I guess I think about the past more than some people. When I took a test meant to gauge one's strengths, that was confirmed. I do believe there's considerable insight to be gleaned from the travails of the past as well as the happier times. It's all happened before in the thousands of years man has been a concern, hasn't it? Sometimes I imagine that I can see things from the eyes of people who were there when it happened. Maybe I'm mistaken about that, but I get the feeling nonetheless. I think of an obsolete piece of technology and imagine when it wasn't just relevant but a revelation. Today we have instantaneous communication by means of the Internet, but it was of course not always so. It wasn't always so that you could purchase goods that way. Once you couldn't buy something unless you were physically there to buy it. Then came the mail order catalog.
Does anyone order from a printed catalog that arrived in the mail anymore? I suppose they don't, but perhaps people do still make use of the one that comes with an airline ticket. It always seemed silly to order something during the three hours one spends in the air on a transcontinental flight, but I guess you can take the thing with you and order from home. I understand people do. There's no wonder in it, though. I imagine a time 150 years ago, when many people lived on what was still the frontier. There wasn't much to be had in the way of retail shopping out past St. Louis, I gather. If one had a catalog from Sears and Roebuck, however, the goods of the world were at one's disposal. If a dress or a desk was wanted, it was necessary only to page through the publication. There weren't even photographs in it- you perused the illustrations in it until the desired product appeared.
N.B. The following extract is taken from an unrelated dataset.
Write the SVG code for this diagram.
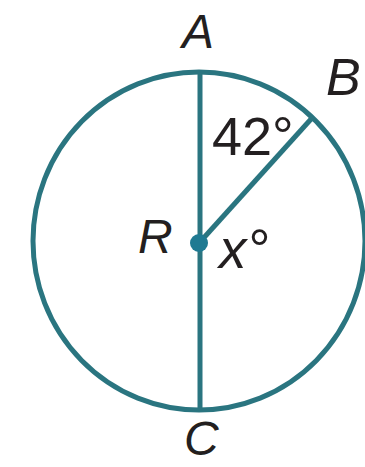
<svg xmlns="http://www.w3.org/2000/svg" width="365" height="467" viewBox="0 0 365 467">
<style>
.s{fill:none;stroke:#2a7580;stroke-width:5}
.t{font-family:"Liberation Sans",Arial,sans-serif;fill:#231f20}
.i{font-style:italic}
</style>
<rect width="365" height="467" fill="#ffffff"/>
<g id="circle"><ellipse class="s" cx="199" cy="241" rx="166" ry="169"/></g>
<g id="connectors">
<line class="s" x1="200" y1="72" x2="200" y2="410" stroke-width="4.5"/>
<line class="s" x1="200" y1="242" x2="312" y2="118" stroke-width="4.5"/>
</g>
<g id="R"><circle cx="199" cy="243" r="9" fill="#1f7a92"/><text class="t i" x="138" y="253" font-size="48">R</text></g>
<g id="A"><text class="t i" x="182" y="48" font-size="48">A</text></g>
<g id="B"><text class="t i" x="326" y="95" font-size="52">B</text></g>
<g id="C"><text class="t i" x="184" y="455" font-size="48">C</text></g>
<g id="angle42"><text class="t" x="212" y="155" font-size="54">42°</text></g>
<g id="anglex"><text class="t i" x="219" y="268" font-size="55">x°</text></g>
</svg>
I don't read catalogs anymore, but I still can put myself in the shoes of those for whom it was a vital lifeline. A homestead probably required constant attention, and couldn't easily be left for such a thing as shopping. The trip to a place of any real size would take hours and be quite grueling. The bar for what constituted a necessary trip to town was probably very high. What a miracle, then, that one could have a box of cigars from Virginia and still tend to affairs as they waited for the thing's arrival. Perhaps I overstate what it meant to them, but I know what it would have meant to me. I would surely have perished for lack of books that would have been available only through such a catalog.
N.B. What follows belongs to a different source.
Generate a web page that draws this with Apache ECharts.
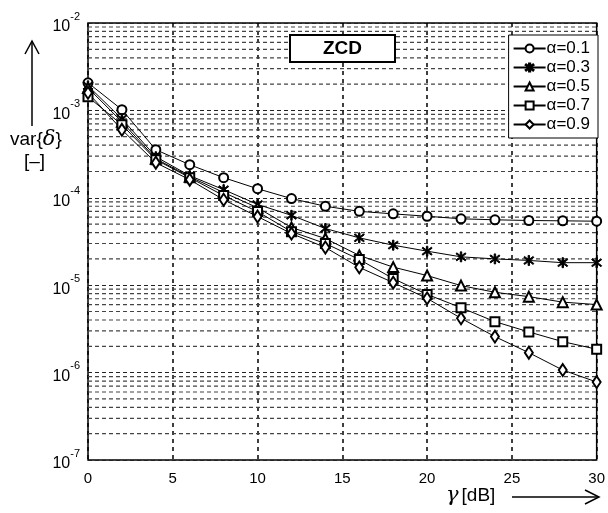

It must have been incredible to people that they could have a lamp from New York City or cologne from France, especially if they were living someplace like Wyoming or my home state of Arizona. I have to imagine that many such products were quite expensive and took a very long time to arrive. Perhaps sometimes they just didn't. I know myself the pleasure of looking through a catalog and indulging my imagination, though. Before the internet, I might order a catalog for movies or novelty toys and read it until it fell apart. I never order from them, really. It was just delightful to engage in flights of fancy that way. Today there's not much of the same feeling in browsing the internet for me. It may feel that way to successive generations.